Pat Schroeder.  Congressperson from Colorado.  (She didn’t say it today, I just learned of it todayish.)

It happened

After our 90th day of triple digits this year, the summer weather broke.  (The previous record for triple digit temperatures was 62 days.  Could there be something going on here?)  For the first time in four months, a cold front made it all the way down to South Texas.  In the summer, the weather here just stays the same every day, only changing by a few degrees one way or the other.

We hit our high of 100 earlier in the day, then the front hit, knocking 20 degrees off the thermometer and dousing us with rain while the wind rearranged our deck furniture and yard ornaments.  Our highs for the next week are projected to be in the 70s and 80s, not even breaking 90 again until next Wednesday.  Certainly, a change in the weather.  By winter we’ll have fronts rolling through every week.

El Torero Church

I chronicled the decline and demise of the historic little church out in the ranchlands.  Over a period of years, it went from this

To this

…to this.

It couldn’t be saved.

This little church used to be important.  It was built about 1920 out in sparsely populated ranch country, near the small town of San Luisto that no longer exists.  Until it was built, the closest church was ten miles away, in a time that much of the travel out there in the ranchlands was still by horse and buggy.

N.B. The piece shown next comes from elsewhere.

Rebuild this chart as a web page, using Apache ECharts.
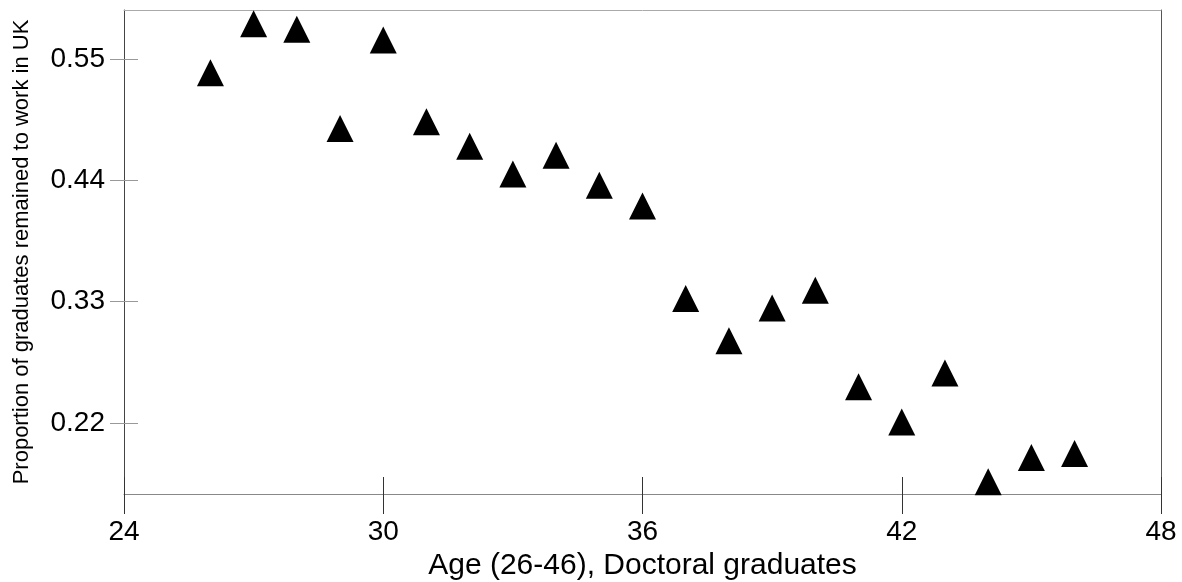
<!DOCTYPE html>
<html>
<head>
<meta charset="utf-8">
<script src="https://cdn.jsdelivr.net/npm/echarts@6/dist/echarts.min.js"></script>
<style>
html,body{margin:0;padding:0;background:#fff;}
#chart{width:1182px;height:582px;}
</style>
</head>
<body>
<div id="chart"></div>
<script>
const ages = [26,27,28,29,30,31,32,33,34,35,36,37,38,39,40,41,42,43,44,45,46];
const proportions = [0.5376,0.5819,0.5769,0.4870,0.5672,0.4931,0.4708,0.4457,0.4627,0.4355,0.4167,0.3328,0.2945,0.3242,0.3403,0.2528,0.2209,0.2654,0.1666,0.1887,0.1924];
const xTicks = [24,30,36,42,48];
const yTicks = [0.22,0.33,0.44,0.55];
const xTitle = 'Age (26-46), Doctoral graduates';
const yTitle = 'Proportion of graduates remained to work in UK';

const X_MIN = 24, X_MAX = 48, Y_MIN = 0.1556, Y_MAX = 0.5944;
const FONT = 'Liberation Sans, Arial, sans-serif';

const chart = echarts.init(document.getElementById('chart'), null, {renderer:'canvas'});
const points = ages.map((a,i)=>[a, proportions[i]]);

const baseX = {type:'value', min:X_MIN, max:X_MAX, interval:6, splitLine:{show:false}};
const baseY = {type:'value', min:Y_MIN, max:Y_MAX, splitLine:{show:false}};

chart.setOption({
  animation:false,
  backgroundColor:'#fff',
  grid:{left:124, right:21, top:10, bottom:88, containLabel:false, outerBoundsMode:'none'},
  xAxis:[
    Object.assign({}, baseX, {
      position:'bottom',
      axisLine:{show:true, lineStyle:{color:'#888', width:1}},
      axisTick:{show:true, inside:false, length:20, lineStyle:{color:'#333', width:1}, customValues:xTicks},
      axisLabel:{show:true, customValues:xTicks, fontSize:28, color:'#000', fontFamily:FONT, margin:24},
      name:xTitle, nameLocation:'middle', nameGap:57,
      nameTextStyle:{fontSize:30, color:'#000', fontFamily:FONT}
    }),
    Object.assign({}, baseX, {
      position:'bottom',
      axisLine:{show:false},
      axisTick:{show:true, inside:true, length:17, lineStyle:{color:'#333', width:1}, customValues:xTicks},
      axisLabel:{show:false}
    }),
    Object.assign({}, baseX, {
      position:'top',
      axisLine:{show:true, lineStyle:{color:'#aaa', width:1}},
      axisTick:{show:false}, axisLabel:{show:false}
    })
  ],
  yAxis:[
    Object.assign({}, baseY, {
      position:'left',
      axisLine:{show:true, lineStyle:{color:'#444', width:1}},
      axisTick:{show:true, inside:false, length:14, lineStyle:{color:'#999', width:1}, customValues:yTicks},
      axisLabel:{show:true, customValues:yTicks, fontSize:28, color:'#000', fontFamily:FONT, margin:19,
        formatter:v=>Number(v).toFixed(2)},
      name:yTitle, nameLocation:'middle', nameGap:91, nameRotate:90,
      nameTextStyle:{fontSize:22, color:'#000', fontFamily:FONT}
    }),
    Object.assign({}, baseY, {
      position:'left',
      axisLine:{show:false},
      axisTick:{show:true, inside:true, length:14, lineStyle:{color:'#999', width:1}, customValues:yTicks},
      axisLabel:{show:false}
    }),
    Object.assign({}, baseY, {
      position:'right',
      axisLine:{show:true, lineStyle:{color:'#555', width:1}},
      axisTick:{show:false}, axisLabel:{show:false}
    })
  ],
  series:[{
    type:'scatter',
    xAxisIndex:0, yAxisIndex:0,
    data:points,
    symbol:'triangle',
    symbolSize:27,
    itemStyle:{color:'#000', opacity:1},
    clip:false
  }]
});
</script>
</body>
</html>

This last weekend Judy and I went on a driveabout on Highway 1017 planning to stop and see if there was anything left of the remains and found this.

A shiny new, almost completed, replacement in the style of the one they couldn’t save!

What a nice surprise.  They probably don’t really need a tiny little church like this out here now, but it was important enough to them to keep the history alive.